Claim: Broadway brought NYC back from the 1975 brink

A New York journalist suggests Broadway helped revive the city and improve Times Square:

Much credit typically goes to mayors like Ed Koch and Rudy Giuliani, who cleaned up vice districts, pushed out undesirables and clamped down on nuisance crimes. Once the infrastructure was functioning and crime reduced, the argument usually goes, the natural asset of a great city, the draw of its history, the life-affirming force of its romance, its prestige and its pull, could all be trusted to work their magic. The politicians just had to make it possible for New York to be New York.

But Riedel argues that it was actually the theater and restaurant owners — people sick of plying their struggling trade in an environment that was collapsing all around them — who did the real work on the ground that transformed the fortunes of New York. The offices of Gotham City chugged along; people could head home right after work. But you can’t run an entertainment or dinner business if the police are telling people to get off the streets by 6 p.m.

So, in Riedel’s telling, the late Gerald Schoenfeld of the Shubert Organization went to work, back there in the mid-1970s. He harassed cops on the take to do their jobs and arrest the pimps and prostitutes; he organized all of the businesses in and around Times Square so that they had a collective voice; he found private cash to fill the potholes and empty the garbage cans that the city was leaving full; he waged war against corruption and vice. Retail-style.

With some well-chosen allies, he went about this mission block by block, nasty business by nasty business, sometimes resorting to unsavory, hardball tactics. This was controversial at the time — streetwalkers had rights — but Schoenfeld and his pals also were confronting a massive sex business with documented ties to the mafia — a sex business that dominated the very streets where kids now go to see “Aladdin.” Schoenfeld’s contribution was not least his figuring out that the one had to go before the other could arrive. Ergo, the circle of life.

This may be a popular argument these days about those in the arts and some urbanists: culture industries can help revive moribund cities or neighborhoods. The artists or creative types move in first and then others follow, drawn by the intriguing cultural experiences and economic opportunities.

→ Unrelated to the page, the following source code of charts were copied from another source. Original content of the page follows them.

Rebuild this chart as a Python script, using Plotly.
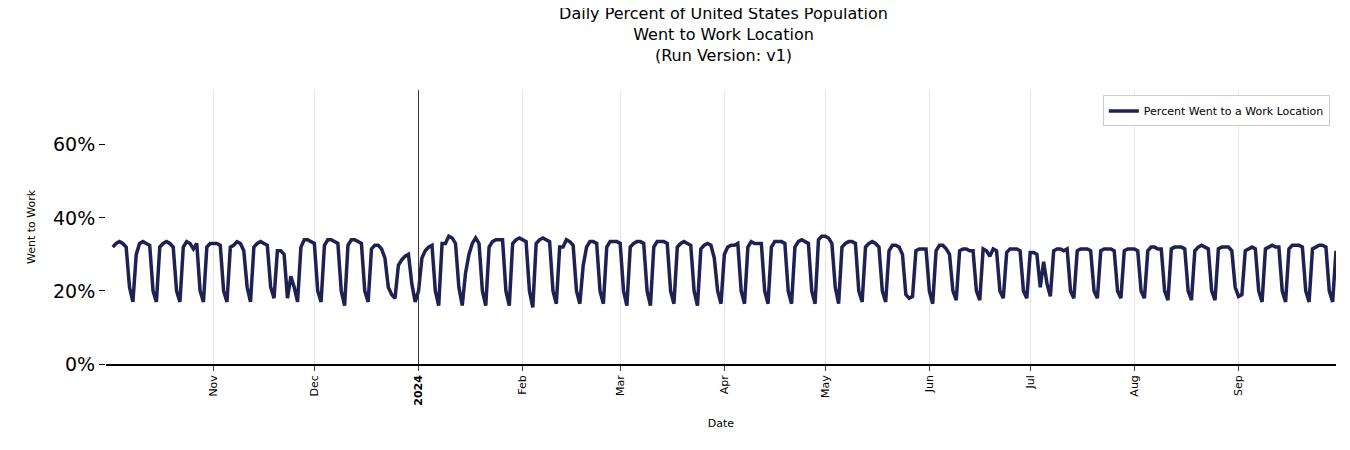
import pandas as pd
import plotly.graph_objects as go

# weekly rows, Monday..Sunday, starting Mon 2023-10-02
weeks = [
    [32,33,33.5,33,32,21,17],
    [30,33,33.5,33,32.5,20,17],
    [32,33,33.5,33,32,20,17],
    [32,33.5,33,31.5,33,20,17],
    [32,33,33,33,32.5,20,17],
    [32,32.5,33.5,33,31,21,17],
    [32,33,33.5,33,32.5,21,18],
    [31,31,30,18,24,21,17],
    [32,34,34,33.5,33,20,17],
    [32.5,34,34,33.5,33,20,16],
    [32.5,34,34,33.5,33,20,17],
    [31.5,32.5,32.5,31.5,29,21,19],
    [18,27,28.5,29.5,30,22,17],
    [20,29,31,32,32.5,20,16],
    [33,33,35,34.5,33,21,16],
    [25,30,33,34.5,33,20,16],
    [32,33.5,34,34,34,20,16],
    [33,34,34.5,34,33.5,20,15.5],
    [33,34,34.5,34,33.5,20,16.5],
    [32,32,34,33.5,32.5,20,16.5],
    [27,32,33.5,33.5,33,20,16.5],
    [32,33.5,33.5,33.5,33,20,16],
    [32,33,33.5,33.5,33,20,16],
    [32,33.5,33.5,33.5,33,20,16.5],
    [32,33,33.5,33,32.5,20,16],
    [31.5,32.5,33,32.5,29,20,16.5],
    [30,32,32.5,32.5,33,20,16.5],
    [32,33.5,33,33,33,20,16.5],
    [32,33.5,33.5,33.5,33,20,16.5],
    [32,33.5,34,33.5,33,20,16.5],
    [34,35,35,34.5,33,21,16.5],
    [32,33,33.5,33.5,33,20,17],
    [32,33,33.5,33,32,20,17],
    [31,32.5,32.5,32,30,19,18],
    [18.5,31,31.5,31.5,31.5,20,16.5],
    [31,32.5,32.5,31.5,30,20,17.5],
    [31,31.5,31.5,31,31,20,17.5],
    [31.5,31,29.5,31.5,31,20,18],
    [30.5,31.5,31.5,31.5,31,20,18],
    [30.5,30.5,30,21,28,22,18.5],
    [31,31.5,31.5,31,31.5,20,18],
    [31,31.5,31.5,31.5,31,20,18],
    [31,31.5,31.5,31.5,31,20,18],
    [31,31.5,31.5,31.5,31,20,18],
    [31,32,32,31.5,31.5,20,17.5],
    [31.5,32,32,32,31.5,20,17.5],
    [31,32,32.5,32,31.5,20,17.5],
    [31.5,32,32,32,31,21,18.5],
    [19,31,31.5,32,31.5,20,17],
    [31.5,32,32.5,32,32,20,17],
    [31.5,32.5,32.5,32.5,32,20,17],
    [31.5,32,32.5,32.5,32,20,17],
    [31],
]
values = [v for w in weeks for v in w]
dates = pd.date_range("2023-10-02", periods=len(values), freq="D")

tick_vals = ["2023-11-01","2023-12-01","2024-01-01","2024-02-01","2024-03-01","2024-04-01",
             "2024-05-01","2024-06-01","2024-07-01","2024-08-01","2024-09-01"]
tick_text = ["Nov","Dec","<b>2024</b>","Feb","Mar","Apr","May","Jun","Jul","Aug","Sep"]
y_vals = [0, 20, 40, 60]
y_text = ["0%", "20%", "40%", "60%"]

fig = go.Figure()
fig.add_trace(go.Scatter(x=dates, y=values, mode="lines", name="Percent Went to a Work Location",
                         line=dict(color="#1f2152", width=3.5)))
fig.add_shape(type="line", xref="x", yref="paper", x0="2024-01-01", x1="2024-01-01", y0=0, y1=1,
              line=dict(color="#333", width=1))
fig.update_layout(
    width=1350, height=450, plot_bgcolor="white", paper_bgcolor="white",
    margin=dict(l=98, r=22, t=82, b=94, autoexpand=False),
    font=dict(family="DejaVu Sans", color="black"),
    title=dict(text="Daily Percent of United States Population<br>Went to Work Location<br>(Run Version: v1)",
               x=0.53, xanchor="center", xref="container", yref="container", y=0.975, yanchor="top",
               font=dict(size=16)),
    showlegend=True,
    legend=dict(x=0.995, y=0.98, xanchor="right", yanchor="top", bordercolor="#ccc", borderwidth=1,
                font=dict(size=11)),
    xaxis=dict(range=["2023-09-30", "2024-09-30"], tickvals=tick_vals, ticktext=tick_text,
               tickangle=-90, tickfont=dict(size=11), showgrid=True, gridcolor="#e5e5e5",
               ticks="outside", ticklen=5, showline=True, linecolor="black", linewidth=1.5,
               zeroline=False, automargin=False, title=dict(text="Date", font=dict(size=11))),
    yaxis=dict(range=[0, 75], tickvals=y_vals, ticktext=y_text, tickfont=dict(size=19),
               showgrid=False, zeroline=False, showline=False, ticks="outside", ticklen=6,
               tickcolor="black", automargin=False, title=dict(text="Went to Work", font=dict(size=11))),
)
fig.write_html("out.html")
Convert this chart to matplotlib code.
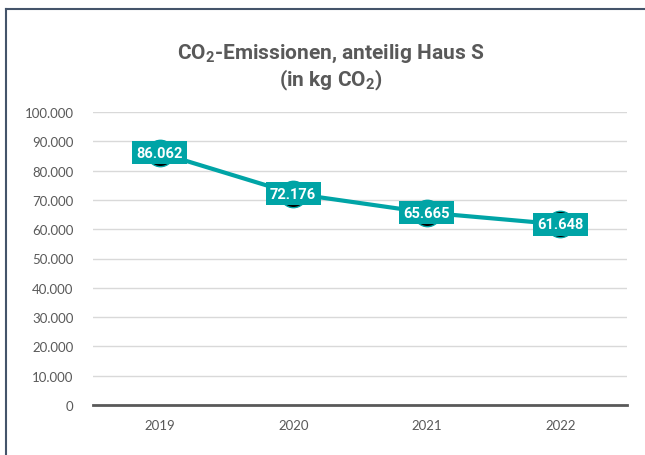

The story above complicates the narrative a bit though. These theaters had been present for a while – they didn’t move in all the sudden in the mid 1970s. The theater industry also had resources in terms of social connections and money to use – poor artists they were not. The narrative told above may lend itself more to growth machine models of urban development rather than cultural ones. A collection of powerful business owners (probably with the aid of political leaders) were able to make things happen behind the scenes to clean up and revive Times Square.